Solid and liquid intermediate-level radioactive waste will be processed in a new treatment plant known as D3900, where it will be mixed with cement and set inside drums and crates. Once set, the containers will be moved to an adjoining storage area where they will be held securely pending a Scottish policy for the long-term management of this type of waste.

Highland Council granted outline consent for the new facility in January 2007. Detailed plans were lodged with the local authority in February 2009 and conditional approval has now been received. Construction is scheduled for 2010-13.

Low-level radioactive waste from the site decommissioning is being stockpiled until a route is opened for its disposal. Following public consultation on the options, the site chose an area of land adjacent to Dounreay for a series of disposal vaults and applied for planning permission in 2006.

The application was approved by Highland Council in January 2009 and forwarded to the Scottish Government for consideration. Ministers decided not to call in the application but asked the local planning authority to include an extra condition about the establishment of a community benefit fund.
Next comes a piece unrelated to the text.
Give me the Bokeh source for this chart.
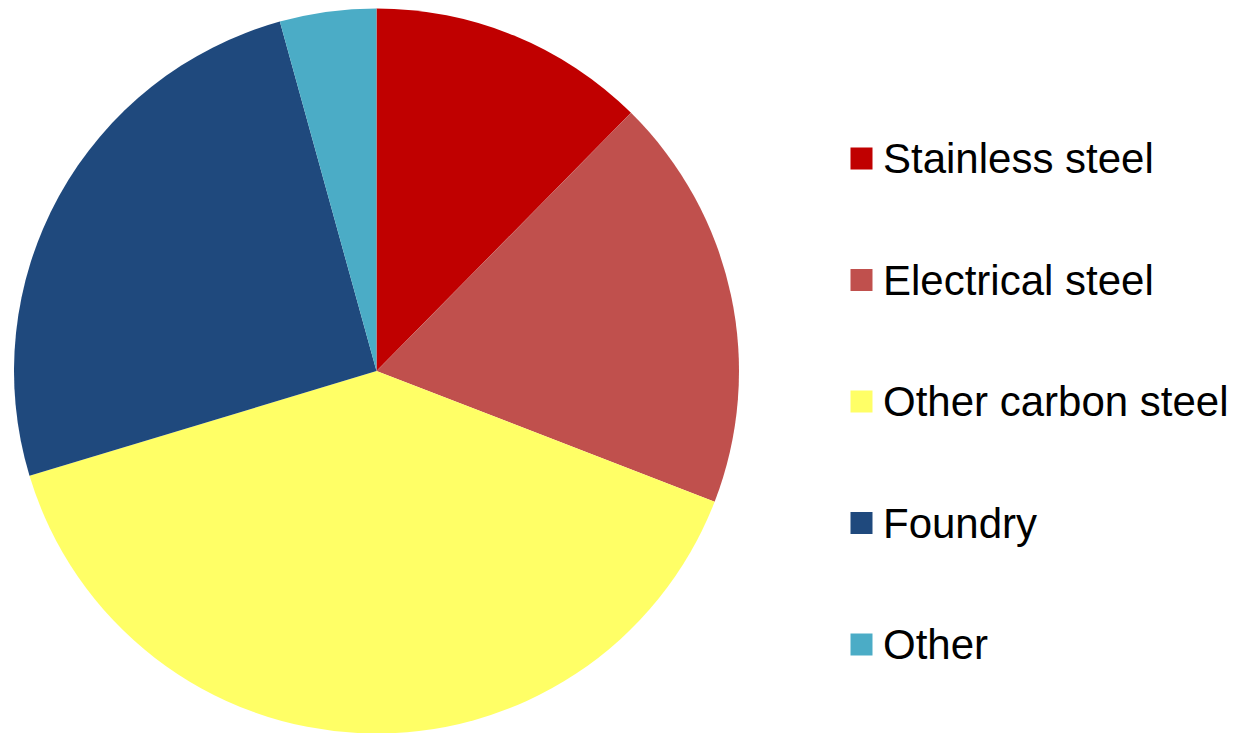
import numpy as np
from bokeh.plotting import figure
from bokeh.models import Range1d, ColumnDataSource
from bokeh.core.properties import value
from bokeh.embed import file_html
from bokeh.resources import INLINE

categories = ["Stainless steel", "Electrical steel", "Other carbon steel", "Foundry", "Other"]
shares = [12.4, 18.5, 39.5, 25.4, 4.3]
colors = ["#C00000", "#C0504D", "#FFFF66", "#1F497D", "#4BACC6"]

W, H = 1236, 733
p = figure(width=W, height=H, output_backend="svg", toolbar_location=None,
           x_range=Range1d(0, W), y_range=Range1d(0, H), min_border=0)
p.axis.visible = False
p.grid.visible = False
p.outline_line_color = None
p.background_fill_color = "white"
p.border_fill_color = "white"

vals = np.array(shares, dtype=float)
frac = vals / vals.sum()
cum_end = np.cumsum(frac)
cum_start = cum_end - frac
start = np.pi / 2 - cum_start * 2 * np.pi
end = np.pi / 2 - cum_end * 2 * np.pi

cx, cy, r = 376, H - 370.5, 362.5
src = ColumnDataSource(dict(start=start, end=end, color=colors, cat=categories))
p.wedge(x=cx, y=cy, radius=r, start_angle="start", end_angle="end",
        direction="clock", fill_color="color", line_color=None, source=src)

# legend (manual)
row0, step = 158, 121.5
ys = [H - (row0 + i * step) for i in range(len(categories))]
p.rect(x=[861] * len(categories), y=ys, width=22, height=22,
       fill_color=colors, line_color=None)
p.text(x=[882.5] * len(categories), y=ys, text=categories,
       text_font=value("Liberation Sans"), text_font_size="42px",
       text_color="black", text_baseline="middle", text_align="left")

open("out.html", "w").write(file_html(p, INLINE))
The council endorsed this last month and DSRL has now received formal notification that consent has been granted.

Construction of the disposal site is due to begin in 2011, with the first of the vaults ready to receive waste in 2014. When Britain’s experiment with fast reactors has been cleared in 2025, the vaults will be sealed and the surface restored.

“The low-level waste application in particular broke new ground in terms of planning process, scientific assessment, political tests, regulatory practice and, not least, some demanding stakeholder and community issues,” said Ron Crawford, planning manager at DSRL.

“DSRL recognises the professional way these applications have been handled by the planning authority and looks forward to continuing to work closely with the council to satisfy the conditions attached to the approvals.”